> Set problem
Exactly retype the lines from the top of the data through the line containing "palette = dict(zip(series_names, series_colors))", leaving out every picture.

---------- Provided data ----------

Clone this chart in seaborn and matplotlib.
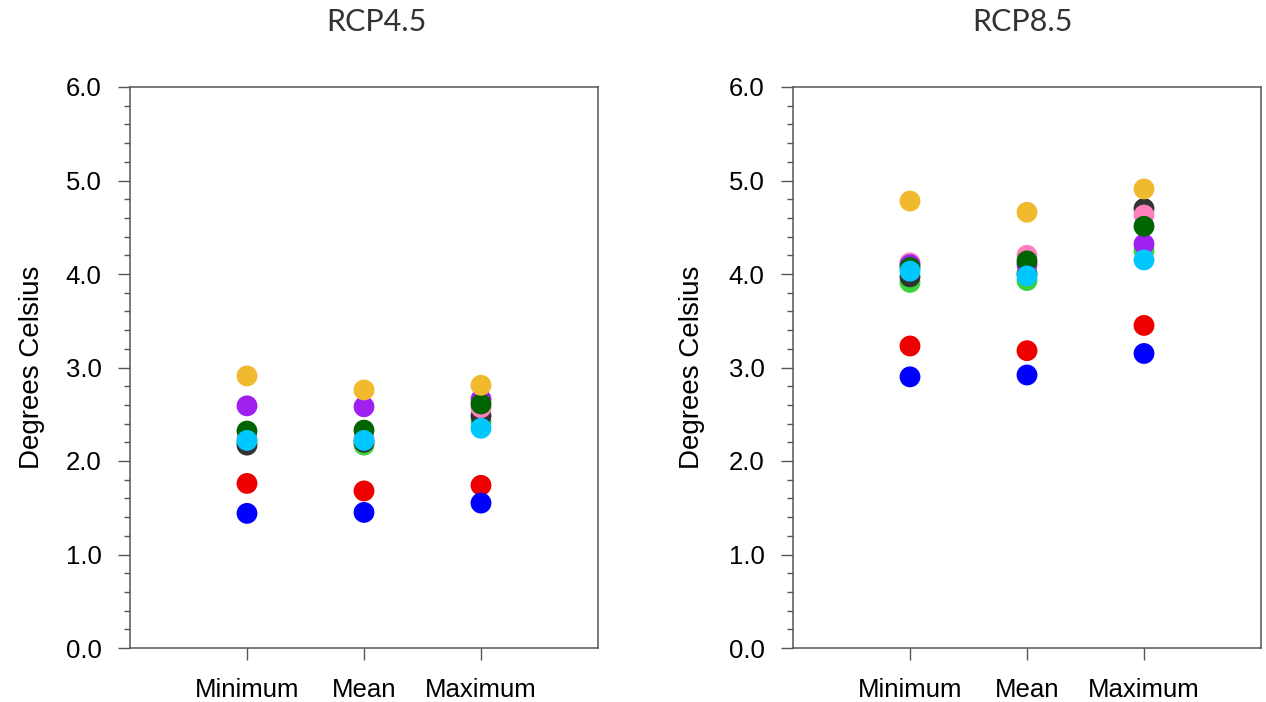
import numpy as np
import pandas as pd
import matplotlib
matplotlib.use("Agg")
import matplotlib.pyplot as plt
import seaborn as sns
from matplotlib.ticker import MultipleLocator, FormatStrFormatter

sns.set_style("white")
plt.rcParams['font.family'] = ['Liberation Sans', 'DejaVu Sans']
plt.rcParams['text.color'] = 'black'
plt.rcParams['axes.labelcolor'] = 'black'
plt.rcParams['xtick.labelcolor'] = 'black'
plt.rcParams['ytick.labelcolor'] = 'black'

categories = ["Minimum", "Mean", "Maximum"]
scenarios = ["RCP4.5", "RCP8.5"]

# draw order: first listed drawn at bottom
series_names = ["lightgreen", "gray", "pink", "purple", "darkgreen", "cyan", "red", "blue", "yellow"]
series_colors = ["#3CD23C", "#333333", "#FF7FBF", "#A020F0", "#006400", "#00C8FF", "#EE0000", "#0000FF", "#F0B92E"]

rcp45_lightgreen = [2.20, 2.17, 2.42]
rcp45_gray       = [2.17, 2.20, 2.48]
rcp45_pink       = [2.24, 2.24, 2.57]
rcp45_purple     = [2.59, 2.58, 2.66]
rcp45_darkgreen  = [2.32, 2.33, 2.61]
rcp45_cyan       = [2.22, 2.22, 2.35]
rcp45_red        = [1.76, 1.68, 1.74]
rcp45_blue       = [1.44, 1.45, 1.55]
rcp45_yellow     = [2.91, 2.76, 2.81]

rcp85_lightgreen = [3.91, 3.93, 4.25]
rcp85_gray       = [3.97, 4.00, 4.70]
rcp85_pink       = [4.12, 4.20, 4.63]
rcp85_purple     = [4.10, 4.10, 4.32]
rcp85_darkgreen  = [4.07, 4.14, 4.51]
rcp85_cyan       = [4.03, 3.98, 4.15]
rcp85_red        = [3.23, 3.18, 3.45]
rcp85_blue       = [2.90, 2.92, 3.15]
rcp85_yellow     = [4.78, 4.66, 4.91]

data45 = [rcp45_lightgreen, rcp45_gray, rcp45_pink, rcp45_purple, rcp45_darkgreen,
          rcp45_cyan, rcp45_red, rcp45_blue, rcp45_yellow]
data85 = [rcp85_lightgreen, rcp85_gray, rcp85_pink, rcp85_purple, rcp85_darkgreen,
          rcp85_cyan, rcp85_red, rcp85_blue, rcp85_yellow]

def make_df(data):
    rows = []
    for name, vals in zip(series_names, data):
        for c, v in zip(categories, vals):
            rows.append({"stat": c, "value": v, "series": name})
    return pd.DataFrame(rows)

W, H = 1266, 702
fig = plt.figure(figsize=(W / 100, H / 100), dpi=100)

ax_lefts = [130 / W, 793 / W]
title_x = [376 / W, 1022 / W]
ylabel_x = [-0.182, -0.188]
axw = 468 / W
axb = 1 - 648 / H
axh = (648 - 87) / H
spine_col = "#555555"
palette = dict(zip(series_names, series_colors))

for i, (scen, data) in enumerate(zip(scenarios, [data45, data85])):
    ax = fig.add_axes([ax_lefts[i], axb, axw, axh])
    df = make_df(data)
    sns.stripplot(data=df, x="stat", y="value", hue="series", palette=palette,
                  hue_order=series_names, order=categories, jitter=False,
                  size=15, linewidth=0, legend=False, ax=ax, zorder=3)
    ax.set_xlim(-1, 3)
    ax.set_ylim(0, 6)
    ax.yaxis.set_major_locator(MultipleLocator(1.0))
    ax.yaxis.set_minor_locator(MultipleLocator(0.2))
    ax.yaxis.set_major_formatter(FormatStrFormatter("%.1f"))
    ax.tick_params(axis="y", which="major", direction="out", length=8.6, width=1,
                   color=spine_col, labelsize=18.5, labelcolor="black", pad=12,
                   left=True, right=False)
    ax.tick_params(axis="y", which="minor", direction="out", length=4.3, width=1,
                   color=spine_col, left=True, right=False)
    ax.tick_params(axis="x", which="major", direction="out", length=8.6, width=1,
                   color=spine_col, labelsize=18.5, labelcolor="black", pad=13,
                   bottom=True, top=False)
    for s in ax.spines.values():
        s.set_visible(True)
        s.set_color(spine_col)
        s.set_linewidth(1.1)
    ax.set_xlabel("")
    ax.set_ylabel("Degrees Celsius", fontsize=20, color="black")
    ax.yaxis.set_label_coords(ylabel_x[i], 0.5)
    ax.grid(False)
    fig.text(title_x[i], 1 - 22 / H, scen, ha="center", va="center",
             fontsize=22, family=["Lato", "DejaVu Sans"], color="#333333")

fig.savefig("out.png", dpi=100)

----------

> Complete response
Clone this chart in seaborn and matplotlib.
import numpy as np
import pandas as pd
import matplotlib
matplotlib.use("Agg")
import matplotlib.pyplot as plt
import seaborn as sns
from matplotlib.ticker import MultipleLocator, FormatStrFormatter

sns.set_style("white")
plt.rcParams['font.family'] = ['Liberation Sans', 'DejaVu Sans']
plt.rcParams['text.color'] = 'black'
plt.rcParams['axes.labelcolor'] = 'black'
plt.rcParams['xtick.labelcolor'] = 'black'
plt.rcParams['ytick.labelcolor'] = 'black'

categories = ["Minimum", "Mean", "Maximum"]
scenarios = ["RCP4.5", "RCP8.5"]

# draw order: first listed drawn at bottom
series_names = ["lightgreen", "gray", "pink", "purple", "darkgreen", "cyan", "red", "blue", "yellow"]
series_colors = ["#3CD23C", "#333333", "#FF7FBF", "#A020F0", "#006400", "#00C8FF", "#EE0000", "#0000FF", "#F0B92E"]

rcp45_lightgreen = [2.20, 2.17, 2.42]
rcp45_gray       = [2.17, 2.20, 2.48]
rcp45_pink       = [2.24, 2.24, 2.57]
rcp45_purple     = [2.59, 2.58, 2.66]
rcp45_darkgreen  = [2.32, 2.33, 2.61]
rcp45_cyan       = [2.22, 2.22, 2.35]
rcp45_red        = [1.76, 1.68, 1.74]
rcp45_blue       = [1.44, 1.45, 1.55]
rcp45_yellow     = [2.91, 2.76, 2.81]

rcp85_lightgreen = [3.91, 3.93, 4.25]
rcp85_gray       = [3.97, 4.00, 4.70]
rcp85_pink       = [4.12, 4.20, 4.63]
rcp85_purple     = [4.10, 4.10, 4.32]
rcp85_darkgreen  = [4.07, 4.14, 4.51]
rcp85_cyan       = [4.03, 3.98, 4.15]
rcp85_red        = [3.23, 3.18, 3.45]
rcp85_blue       = [2.90, 2.92, 3.15]
rcp85_yellow     = [4.78, 4.66, 4.91]

data45 = [rcp45_lightgreen, rcp45_gray, rcp45_pink, rcp45_purple, rcp45_darkgreen,
          rcp45_cyan, rcp45_red, rcp45_blue, rcp45_yellow]
data85 = [rcp85_lightgreen, rcp85_gray, rcp85_pink, rcp85_purple, rcp85_darkgreen,
          rcp85_cyan, rcp85_red, rcp85_blue, rcp85_yellow]

def make_df(data):
    rows = []
    for name, vals in zip(series_names, data):
        for c, v in zip(categories, vals):
            rows.append({"stat": c, "value": v, "series": name})
    return pd.DataFrame(rows)

W, H = 1266, 702
fig = plt.figure(figsize=(W / 100, H / 100), dpi=100)

ax_lefts = [130 / W, 793 / W]
title_x = [376 / W, 1022 / W]
ylabel_x = [-0.182, -0.188]
axw = 468 / W
axb = 1 - 648 / H
axh = (648 - 87) / H
spine_col = "#555555"
palette = dict(zip(series_names, series_colors))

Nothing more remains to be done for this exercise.